## begin Collected data

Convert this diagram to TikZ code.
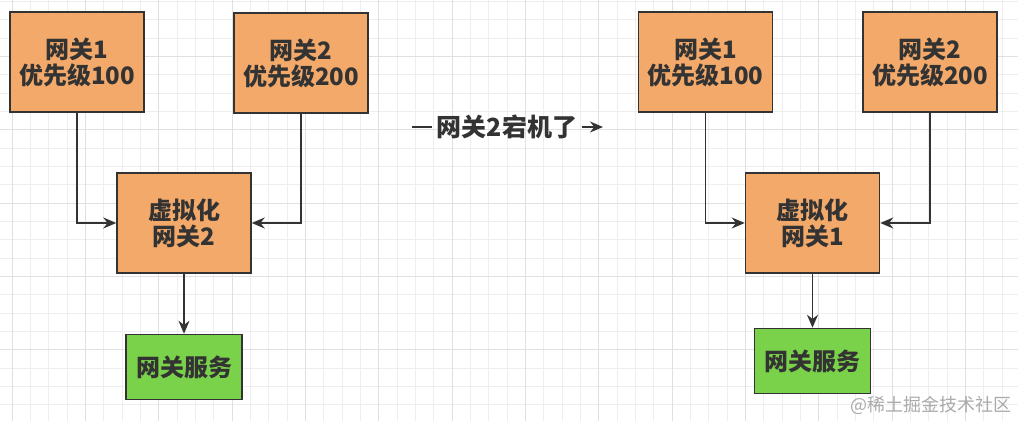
\documentclass[tikz,border=0pt]{standalone}
\usepackage{fontspec}
\usepackage{xcolor}
\usepackage{tikz}
\usetikzlibrary{positioning, arrows.meta}
\newfontfamily\cjk{Noto Sans CJK SC}
\definecolor{boxorange}{HTML}{F2A96A}
\definecolor{boxgreen}{HTML}{79D24A}
\definecolor{lineblack}{HTML}{333333}
\definecolor{gridminor}{HTML}{EEEEEE}
\definecolor{gridmajor}{HTML}{E0E0E0}
\definecolor{markgray}{HTML}{AAAAAA}
\tikzset{
  gwbox/.style={draw=lineblack, line width=0.75pt, fill=boxorange, text=lineblack,
        minimum width=67pt, minimum height=50pt, align=center,
        font={\cjk\bfseries\fontsize{12}{13}\selectfont}},
  svcbox/.style={gwbox, fill=boxgreen, minimum width=58pt, minimum height=32.5pt},
  link/.style={draw=lineblack, line width=0.8pt, -{Stealth[length=6.5pt,width=5.5pt]}}
}

\begin{document}
\begin{tikzpicture}[x=0.5pt, y=-0.5pt]
  \fill[white] (0,0) rectangle (1018,421);
  \useasboundingbox (0,0) rectangle (1018,421);
  % background grid
  \foreach \i in {0,...,54}
    \draw[gridminor, line width=0.5pt] ({12.3+\i*18.33},0) -- ({12.3+\i*18.33},421);
  \foreach \j in {0,...,22}
    \draw[gridminor, line width=0.5pt] (0,{1.67+\j*18.33}) -- (1018,{1.67+\j*18.33});
  \foreach \i in {0,4,...,52}
    \draw[gridmajor, line width=0.5pt] ({12.3+\i*18.33},0) -- ({12.3+\i*18.33},421);
  \foreach \j in {3,7,...,19}
    \draw[gridmajor, line width=0.5pt] (0,{1.67+\j*18.33}) -- (1018,{1.67+\j*18.33});

  % before
  \node[gwbox] (gwoneL) at (77,62) {网关1\\优先级100};
  \node[gwbox] (gwtwoL) at (301,63) {网关2\\优先级200};
  \node[gwbox] (virtL) at (184,223) {虚拟化\\网关2};
  \node[svcbox, below=30pt of virtL] (svcL) {网关服务};
  \draw[link] (gwoneL) |- (virtL);
  \draw[link] (gwtwoL) |- (virtL);
  \draw[link] (virtL) -- (svcL);

  % failover
  \coordinate (downS) at (412,127);
  \node[text=lineblack, inner sep=2pt, font={\cjk\bfseries\fontsize{12.5}{14}\selectfont}]
    (down) at (507,127) {网关2宕机了};
  \coordinate (downE) at (603,127);
  \draw[draw=lineblack, line width=0.8pt] (downS) -- (down);
  \draw[link] (down) -- (downE);

  % after
  \node[gwbox] (gwoneR) at (705.5,62) {网关1\\优先级100};
  \node[gwbox] (gwtwoR) at (930,62) {网关2\\优先级200};
  \node[gwbox] (virtR) at (812.5,223) {虚拟化\\网关1};
  \node[svcbox, below=27pt of virtR] (svcR) {网关服务};
  \draw[link] (gwoneR) |- (virtR);
  \draw[link] (gwtwoR) |- (virtR);
  \draw[link] (virtR) -- (svcR);

  \node[text=markgray, inner sep=0pt, font={\cjk\fontsize{9}{11}\selectfont}]
    (mark) at (931,405) {@稀土掘金技术社区};
\end{tikzpicture}
\end{document}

## end Collected data

Print out the material word for word, omitting the pictures.

Answer to the problem.
Convert this diagram to TikZ code.
\documentclass[tikz,border=0pt]{standalone}
\usepackage{fontspec}
\usepackage{xcolor}
\usepackage{tikz}
\usetikzlibrary{positioning, arrows.meta}
\newfontfamily\cjk{Noto Sans CJK SC}
\definecolor{boxorange}{HTML}{F2A96A}
\definecolor{boxgreen}{HTML}{79D24A}
\definecolor{lineblack}{HTML}{333333}
\definecolor{gridminor}{HTML}{EEEEEE}
\definecolor{gridmajor}{HTML}{E0E0E0}
\definecolor{markgray}{HTML}{AAAAAA}
\tikzset{
  gwbox/.style={draw=lineblack, line width=0.75pt, fill=boxorange, text=lineblack,
        minimum width=67pt, minimum height=50pt, align=center,
        font={\cjk\bfseries\fontsize{12}{13}\selectfont}},
  svcbox/.style={gwbox, fill=boxgreen, minimum width=58pt, minimum height=32.5pt},
  link/.style={draw=lineblack, line width=0.8pt, -{Stealth[length=6.5pt,width=5.5pt]}}
}

\begin{document}
\begin{tikzpicture}[x=0.5pt, y=-0.5pt]
  \fill[white] (0,0) rectangle (1018,421);
  \useasboundingbox (0,0) rectangle (1018,421);
  % background grid
  \foreach \i in {0,...,54}
    \draw[gridminor, line width=0.5pt] ({12.3+\i*18.33},0) -- ({12.3+\i*18.33},421);
  \foreach \j in {0,...,22}
    \draw[gridminor, line width=0.5pt] (0,{1.67+\j*18.33}) -- (1018,{1.67+\j*18.33});
  \foreach \i in {0,4,...,52}
    \draw[gridmajor, line width=0.5pt] ({12.3+\i*18.33},0) -- ({12.3+\i*18.33},421);
  \foreach \j in {3,7,...,19}
    \draw[gridmajor, line width=0.5pt] (0,{1.67+\j*18.33}) -- (1018,{1.67+\j*18.33});

  % before
  \node[gwbox] (gwoneL) at (77,62) {网关1\\优先级100};
  \node[gwbox] (gwtwoL) at (301,63) {网关2\\优先级200};
  \node[gwbox] (virtL) at (184,223) {虚拟化\\网关2};
  \node[svcbox, below=30pt of virtL] (svcL) {网关服务};
  \draw[link] (gwoneL) |- (virtL);
  \draw[link] (gwtwoL) |- (virtL);
  \draw[link] (virtL) -- (svcL);

  % failover
  \coordinate (downS) at (412,127);
  \node[text=lineblack, inner sep=2pt, font={\cjk\bfseries\fontsize{12.5}{14}\selectfont}]
    (down) at (507,127) {网关2宕机了};
  \coordinate (downE) at (603,127);
  \draw[draw=lineblack, line width=0.8pt] (downS) -- (down);
  \draw[link] (down) -- (downE);

  % after
  \node[gwbox] (gwoneR) at (705.5,62) {网关1\\优先级100};
  \node[gwbox] (gwtwoR) at (930,62) {网关2\\优先级200};
  \node[gwbox] (virtR) at (812.5,223) {虚拟化\\网关1};
  \node[svcbox, below=27pt of virtR] (svcR) {网关服务};
  \draw[link] (gwoneR) |- (virtR);
  \draw[link] (gwtwoR) |- (virtR);
  \draw[link] (virtR) -- (svcR);

  \node[text=markgray, inner sep=0pt, font={\cjk\fontsize{9}{11}\selectfont}]
    (mark) at (931,405) {@稀土掘金技术社区};
\end{tikzpicture}
\end{document}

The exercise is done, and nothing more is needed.